I've been on both sides. The PR people work incredibly long hours for next to no pay, so I can understand them wanting to get home (or wherever) after a game because they have to be in their office a LOT earlier than you do the following day. (As an SID once I stayed in a football press box THREE HOURS after the final gun for some writer who was farting around; man was I ever pissed... ruined my rare Saturday night off.) That said, the natural flow of deadlines should take care of things. 11:15 on a game that ends at 10 p.m. doesn't sound insane.... neither does a one-hour rule. Now if the game ends at 6 p.m. get out and go back to the office to write. But he shouldn't make a stink over 5-10 extra minutes.
As far as stories, you should politely tell him you and your editors will decide what is and is not newsworthy. But, in fairness, remember it's part of his job to spout the company line and cover for players and staff.
As far as access and being next to the batting cage, hey, they make the rules of where and when I can go. If it REALLY is a big deal, you could always talk to the GM on the side and explain why you need to be there.
It's not at all unusual for a writer to take three hours or more to finish filing, especially if it's a day game. No writer wants to go back to the office to file a game story.
Three hours to file a routine game story? I've NEVER taken anywhere close to that long. And, yes, both myself and almost everyone I've worked with come back to the office to file copy, unless distance and time prohibit. I normally collect my stuff when the game is over, then go the clubhouse, locker room and head straight to the car.
I've been in a college football press box for three hours after a game, but it's never just to file one gamer. It's a gamer, notes, report card, sidebar(s) and sometimes a column. There might be some blogging to do, too. Or some video to upload. And since my office is about three hours away, driving back to file isn't an option.
Oddly enough, I'm usually not the last guy out. But there have been a couple of occasions when I took pity on the guy who was stuck waiting for me to finish writing and filed the last thing or two from Dunkin Donuts or Starbucks. Or by using a hotel's wireless and filing from my car in a parking lot.
Sometimes I wish it was just a matter of filing a 500-word gamer, but that's not the case in my world.
This.
Once I got into it on the road out of state with the home team's SID from a BCS school following an NCAA postseason game. He didn't understand why it took me longer than the local metro newspaper (one hour) to write my stuff. I had to explain to him that I was writing more than just a 400-word gamer. I had a gamer, notebook and sidebar on top of doing live online updates and a post-game blog. (Sometimes I had to do two sidebars and in-game phone updates with our local TV partner. Fortunately, the TV updates didn't last.)

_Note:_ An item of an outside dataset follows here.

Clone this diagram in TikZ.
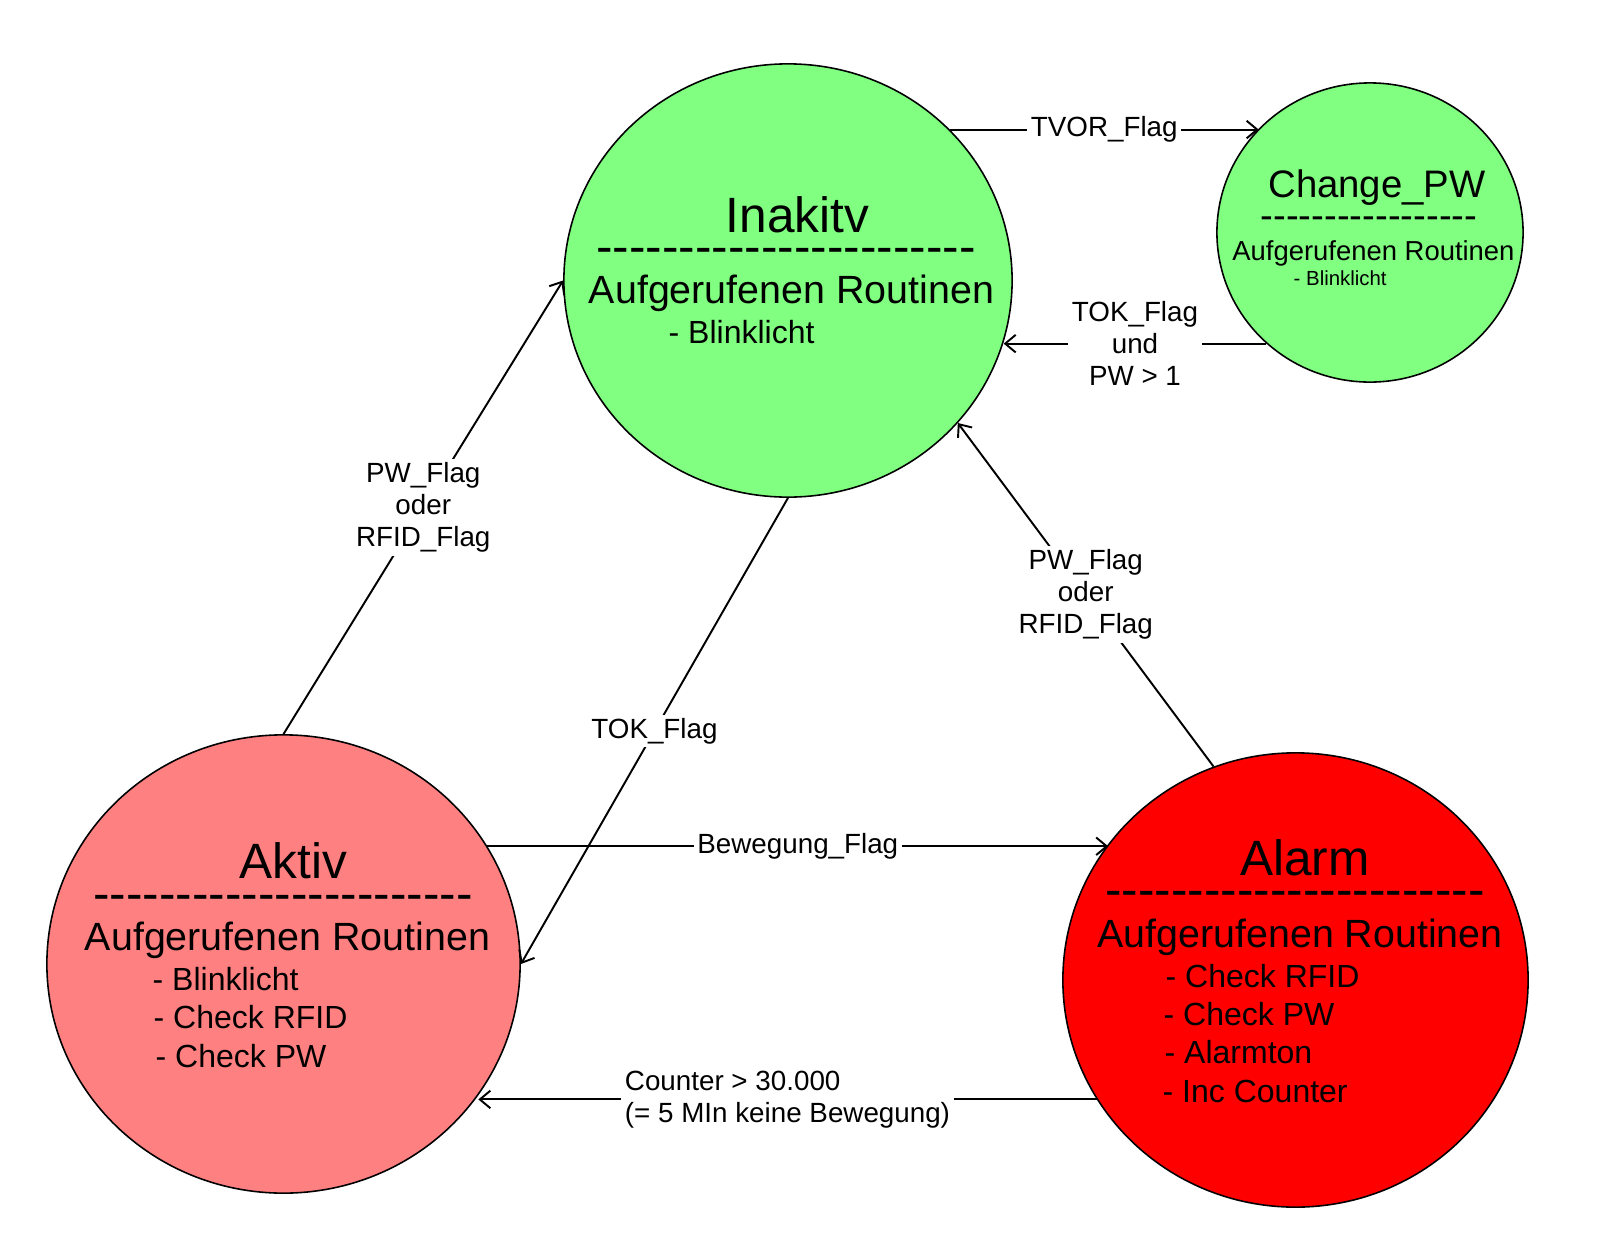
\documentclass[tikz,border=0pt]{standalone}
\usepackage{fontspec}
\setmainfont{Liberation Sans}
\usetikzlibrary{shapes.geometric}
\usetikzlibrary{arrows.meta}
\definecolor{hellgruen}{RGB}{128,255,128}
\definecolor{hellrot}{RGB}{255,128,128}
\definecolor{alarmrot}{RGB}{255,0,0}
\newcommand{\trennlinie}[1]{\foreach \zz in {1,...,#1}{\mbox{-}}}

\begin{document}
\begin{tikzpicture}[x=0.01cm, y=-0.01cm,
    zustand/.style={ellipse, draw, line width=0.45pt, inner sep=0pt},
    txt/.style={inner sep=0pt, anchor=base},
    titel/.style={txt, font=\fontsize{14.1}{16}\selectfont},
    trenner/.style={txt, text height=0.35em, text depth=0pt},
    routinen/.style={txt, font=\fontsize{11.2}{13}\selectfont},
    punkt/.style={txt, anchor=base west, font=\fontsize{9.1}{11}\selectfont},
    pfeil/.style={line width=0.55pt, -{Straight Barb[length=3pt,width=5pt]}},
    lbl/.style={fill=white, inner sep=1pt, align=center, font=\fontsize{7.9}{9.1}\selectfont}]

    \useasboundingbox (0,0) rectangle (1614,1248);

    % Zustaende
    \node[zustand, fill=hellgruen, minimum width=4.48cm, minimum height=4.33cm] (inak) at (788,280.5) {};
    \node[zustand, fill=hellgruen, minimum width=3.06cm, minimum height=2.99cm] (chg) at (1370,232.5) {};
    \node[zustand, fill=hellrot, minimum width=4.73cm, minimum height=4.58cm] (aktiv) at (283.5,964) {};
    \node[zustand, fill=alarmrot, minimum width=4.65cm, minimum height=4.54cm] (alarm) at (1295.5,980) {};

    % Inakitv
    \node[titel] (inak-t) at (797.5,232) {Inakitv};
    \node[titel, trenner] (inak-s) at (786,263) {\trennlinie{23}};
    \node[routinen] (inak-r) at (791.5,303) {Aufgerufenen Routinen};
    \node[punkt] (inak-p1) at (668,343) {- Blinklicht};

    % Change_PW
    \node[txt, font=\fontsize{10.9}{13}\selectfont] (chg-t) at (1377,197) {Change\_PW};
    \node[txt, trenner, font=\fontsize{10.9}{13}\selectfont] (chg-s) at (1369,228) {\trennlinie{17}};
    \node[txt, font=\fontsize{7.8}{9}\selectfont] (chg-r) at (1373.5,260) {Aufgerufenen Routinen};
    \node[txt, anchor=base west, font=\fontsize{5.8}{7}\selectfont] (chg-p1) at (1293,285) {- Blinklicht};

    % Aktiv
    \node[titel] (aktiv-t) at (293.5,878) {Aktiv};
    \node[titel, trenner] (aktiv-s) at (283,910) {\trennlinie{23}};
    \node[routinen] (aktiv-r) at (287.5,950) {Aufgerufenen Routinen};
    \node[punkt] (aktiv-p1) at (152,990) {- Blinklicht};
    \node[punkt] (aktiv-p2) at (153,1028) {- Check RFID};
    \node[punkt] (aktiv-p3) at (155,1067) {- Check PW};

    % Alarm
    \node[titel] (alarm-t) at (1305,875) {Alarm};
    \node[titel, trenner] (alarm-s) at (1295,906) {\trennlinie{23}};
    \node[routinen] (alarm-r) at (1300,947) {Aufgerufenen Routinen};
    \node[punkt] (alarm-p1) at (1165,987) {- Check RFID};
    \node[punkt] (alarm-p2) at (1163,1025) {- Check PW};
    \node[punkt] (alarm-p3) at (1164,1063) {- Alarmton};
    \node[punkt] (alarm-p4) at (1162,1102) {- Inc Counter};

    % Uebergaenge
    \draw[pfeil] (inak.43.1) -- node[lbl] (l-tvor) {TVOR\_Flag} (chg.137.5 |- inak.43.1);
    \draw[pfeil] (chg.-133.6) -- node[lbl] (l-tok-pw) {TOK\_Flag\\und\\PW > 1} (inak.-16 |- chg.-133.6);
    \draw[pfeil] (aktiv.30.2) -- node[lbl] (l-beweg) {Bewegung\_Flag} (alarm.144.8 |- aktiv.30.2);
    \draw[pfeil] (alarm.-149.3) -- node[lbl, align=left] (l-counter) {Counter > 30.000\\(= 5 MIn keine Bewegung)} (aktiv.-34.9 |- alarm.-149.3);
    \draw[pfeil] (aktiv.90) -- node[lbl] (l-aktiv-inak) {PW\_Flag\\oder\\RFID\_Flag} (inak.180);
    \draw[pfeil] (alarm.111.3) -- node[lbl] (l-alarm-inak) {PW\_Flag\\oder\\RFID\_Flag} (inak.-40.6);
    \draw[pfeil] (inak.-90) -- node[lbl] (l-tok) {TOK\_Flag} (aktiv.0);

\end{tikzpicture}
\end{document}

Later, the SID apologized in the parking lot for assuming that I was just wasting time. I'd be yelled at in the past by SIDs, janitors, etc., in the prep and college ranks eager to go home, but I never expected it from someone working for one of the nation's top athletic programs.
Believe me, I didn't want to be there. I had a terrible migraine, was incredibly hungry because no food had been available in the pressbox since before the game and was staying on the other side of town and didn't have an hour to make that drive before finishing all of my stuff before deadline.